All that I remember, is that it IS a footswitch cable. Fender maybe, could be Crate ... or Vox ? Really don't remember, but it doesn't matter, I built a new one from scratch.

Thanks everyone.


----------



## Granny Gremlin (Jun 3, 2016)

BGood said:


> All that I remember, is that it IS a footswitch cable. Fender maybe, could be Crate ... or Vox ? Really don't remember, but it doesn't matter, I built a new one from scratch.
> 
> Thanks everyone.


Unless it is a molded style cable ( dual ended plugging into the floor box vs perm attached) it is easy enough to check by either unscrewing the jack end or looking in the floor box to see if it is 2 conductor wire or single + shield.


----------



## BGood (Feb 20, 2015)

It is a dual molded end plug model, so no way to know unless I tear it apart.


----------



## High/Deaf (Aug 19, 2009)

Granny Gremlin said:


> Hmmmn, I don't think I wanna go down that road, but it is rather well timed info given that I am currently designing myself a little tube dirt machine to sit on top and in front of my amp, and looking at *relay switching vs sending actual signal down a footswitch cable.*


I'm not sure if you took my explanation wrong, or if this is unrelated to my comments.

In that Sunn amp, no audio signal goes down the footswitch cable (which would be noisy, since it's unshielded). I just meant that the control of the amp is done through analog control voltages, not hi/lo; on/off; 1/0 digital type control that separate conductors for each switch would provide.

So imagine the amp has a 12V source at the footswitch jack and the footswitch is configured to drop that voltage 8 times at 1.5V steps. So 12V (open circuit at FS) would be no buttons pushed = Channel 1, loop off, reverb off. First button pushed would drop the amps voltage to 10.5V (one resistor diode combination engaged) and would indicate channel 2 on amp, loop off and reverb off. That button released and second button pushed would enable a diode resistive circuit to drop the voltage by 3V to 9V, indicating channel 1 but loop engaged and still no reverb. Button 2 released and 3 engaged would drop 4.5 volts (so 7.5 at amp) and would indicate channel 1, no loop but reverb engaged. And so on through the 8 potential analog voltages / 8 discrete settings via the footswitches. I don't remember the actually voltages and steps but this is the general idea of how it worked. 

So it's only analog control voltage on the cable and not audio. Sorry if I wasn't clear earlier.


And yes, in retrospect, my TA15 was supplied with a nice long speaker cable for it's one button footswitch (channel change only) - as that only requires one pair of wires to transmit the channel change information digitally (1/0; high/low; open/grounded).


----------



## Granny Gremlin (Jun 3, 2016)

High/Deaf said:


> I'm not sure if you took my explanation wrong, or if this is unrelated to my comments.
> 
> In that Sunn amp, no audio signal goes down the footswitch cable (which would be noisy, since it's unshielded).

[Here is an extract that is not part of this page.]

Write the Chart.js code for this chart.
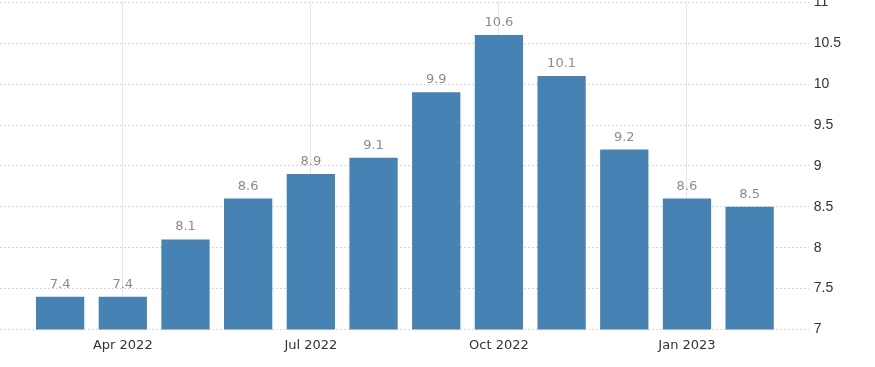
<!DOCTYPE html>
<html lang="en">
<head>
<meta charset="UTF-8">
<title>Bar chart</title>
<script src="https://cdn.jsdelivr.net/npm/chart.js"></script>
<style>
    html, body { margin: 0; padding: 0; background: #fff; }
    /* the top label is cut off in the original, so the canvas sits a bit higher than the page */
    #wrap { width: 875px; height: 367px; position: relative; overflow: hidden; }
    #inner { position: absolute; left: 0; top: -11px; width: 875px; height: 378px; }
</style>
</head>
<body>
<div id="wrap"><div id="inner"><canvas id="barCanvas"></canvas></div></div>
<script>
    // data
    let months = ['Mar 2022', 'Apr 2022', 'May 2022', 'Jun 2022', 'Jul 2022', 'Aug 2022',
                  'Sep 2022', 'Oct 2022', 'Nov 2022', 'Dec 2022', 'Jan 2023', 'Feb 2023'];
    let values = [7.4, 7.4, 8.1, 8.6, 8.9, 9.1, 9.9, 10.6, 10.1, 9.2, 8.6, 8.5];
    let tickIndex = [1, 4, 7, 10];
    let tickLabels = ['Apr 2022', 'Jul 2022', 'Oct 2022', 'Jan 2023'];

    let points = values.map((v, i) => ({ x: i, y: v }));

    // value labels above bars
    let valueLabels = {
        id: 'valueLabels',
        afterDatasetsDraw: function(chart) {
            let ctx = chart.ctx;
            ctx.save();
            ctx.font = '13px "DejaVu Sans"';
            ctx.fillStyle = '#8c8c8c';
            ctx.textAlign = 'center';
            ctx.textBaseline = 'alphabetic';
            chart.getDatasetMeta(0).data.forEach((bar, i) => {
                ctx.fillText(values[i].toFixed(1), bar.x, bar.y - 9);
            });
            ctx.restore();
        }
    };

    let ctx = document.getElementById('barCanvas').getContext('2d');
    let chart = new Chart(ctx, {
        type: 'bar',
        data: {
            datasets: [{
                label: 'value',
                data: points,
                backgroundColor: '#4682b4',
                borderWidth: 0,
                categoryPercentage: 1,
                barPercentage: 0.77
            }]
        },
        options: {
            responsive: true,
            maintainAspectRatio: false,
            animation: false,
            layout: { padding: { top: 0, right: 29, left: 0, bottom: 6 } },
            plugins: { legend: { display: false }, tooltip: { enabled: false } },
            scales: {
                x: {
                    type: 'linear',
                    offset: false,
                    min: -0.959,
                    max: 11.943,
                    afterBuildTicks: function(scale) {
                        scale.ticks = tickIndex.map(v => ({ value: v }));
                    },
                    ticks: {
                        autoSkip: false,
                        maxRotation: 0,
                        padding: 8,
                        color: '#333',
                        font: { family: 'DejaVu Sans', size: 13 },
                        callback: function(value) {
                            let k = tickIndex.indexOf(value);
                            return k >= 0 ? tickLabels[k] : '';
                        }
                    },
                    grid: { color: '#e6e6e6', drawTicks: false, offset: false },
                    border: { display: false }
                },
                y: {
                    position: 'right',
                    min: 7,
                    max: 11,
                    ticks: {
                        stepSize: 0.5,
                        padding: 5,
                        color: '#333',
                        font: { family: 'Liberation Sans', size: 14 },
                        callback: function(value) { return String(value); }
                    },
                    grid: { color: '#d9d9d9', drawTicks: false },
                    border: { display: false, dash: [2, 2] }
                }
            }
        },
        plugins: [valueLabels]
    });
</script>
</body>
</html>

I just meant that the control of the amp is done through analog control voltages, not hi/lo; on/off; 1/0 digital type control that separate conductors for each switch would provide.


Yeah, I got that it's not signal going to the footswitch but a control voltage. I just don't wanna mess around trying to come up with a voltage scheme like that because I only have 2 items to switch so standard mic cable (or stereo interconnect cable as used on older, non-fender Sunn and Musicman amps) will work (and I have enuf of that laying about) so I can afford to go the simple open/closed circuit way vs something as complicated and involved as your Sunnder, as interesting as it is. .... although, (shit, here goes my brain again) I still am missing the footswitch for my Sunn 1200s (not the fender-made bass amp, the 70s tube guitar head) which is exactly that type of switch (rca connectors, stereo interconnect/dual coax, wire).... I don't wanna have to switch that back and forth or have 2 seperate switches, so I could use something like miniature snake cable and make a switch for both heads.



BGood said:


> It is a dual molded end plug model, so no way to know unless I tear it apart.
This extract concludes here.